Today’s news round-up in Poland

Today’s news round-up in Poland Kalbar/TFN

Start your day with a summary of today’s top stories from Poland’s leading news sites. – The top story on the website of state-owned broadcaster TVP Info's website on Tuesday morning was an invitation to watch a TVP documentary series on Poland's relations with Russia, especially during the years when Donald Tusk was prime minister. The series, called 'Reset', examines thousands of documents concerning decisions made on Polish-Russian relations. It emerges as controversy continues over a law that establishes a commission to investigate alleged Russian influence over Polish politics, which some say targets Tusk. – The newspaper Gazeta Wyborcza reported that there is a "huge hole" in the finances of the National Health Fund. It wrote that expenditure could be PLN 11.5 billion (EUR 2.5 bln) higher than revenue this year and, that means, according to an opposition MP from the parliamentary health committee, money for treatment will run out as some point out. – The Polish government has "schizophrenia" when it comes to migration the newspaper Rzeczpospolita wrote.

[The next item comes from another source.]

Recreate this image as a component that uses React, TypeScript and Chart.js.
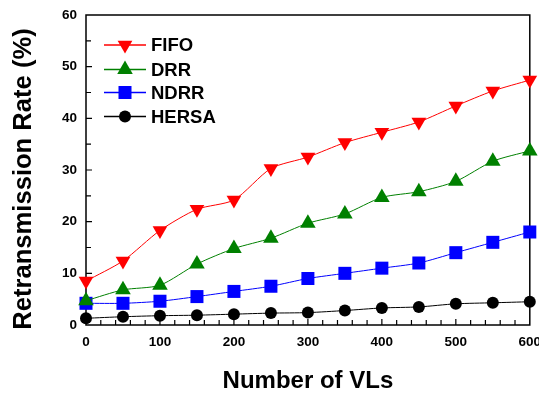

On the one hand it opposes an EU plan for member states to take a quota of migrants while on the other hand it is "opening the door to newcomers". Even putting aside the huge and recent influx of Ukrainian refugees, since 2015, when the ruling Law and Justice party came to power, the number of temporary residence permits issued to citizens of countries such as Egypt, Zimbabwe and Georgia has increased five-fold. In the last eight years, the paper wrote, the number of temporary permits issued to people from 19 countries (excluding Ukraine and Belarus) had risen from 18,000 to 86,500. – In an "urgent" debate the European Parliament discussed on Monday a Polish law creating a commission to investigate alleged Russian influence over Polish politics, the news network TVN24 reported on Tuesday. The debate occurred owing to the "great concern" over Polish democracy the law has caused in Brussels. One MEP said during the debate that this is "the most serious situation we've seen in years". But Beata Kempa, a Polish MEP from the governing Law and Justice party, expressed her "absolute indignation over the interference in the domestic affairs" of a member state.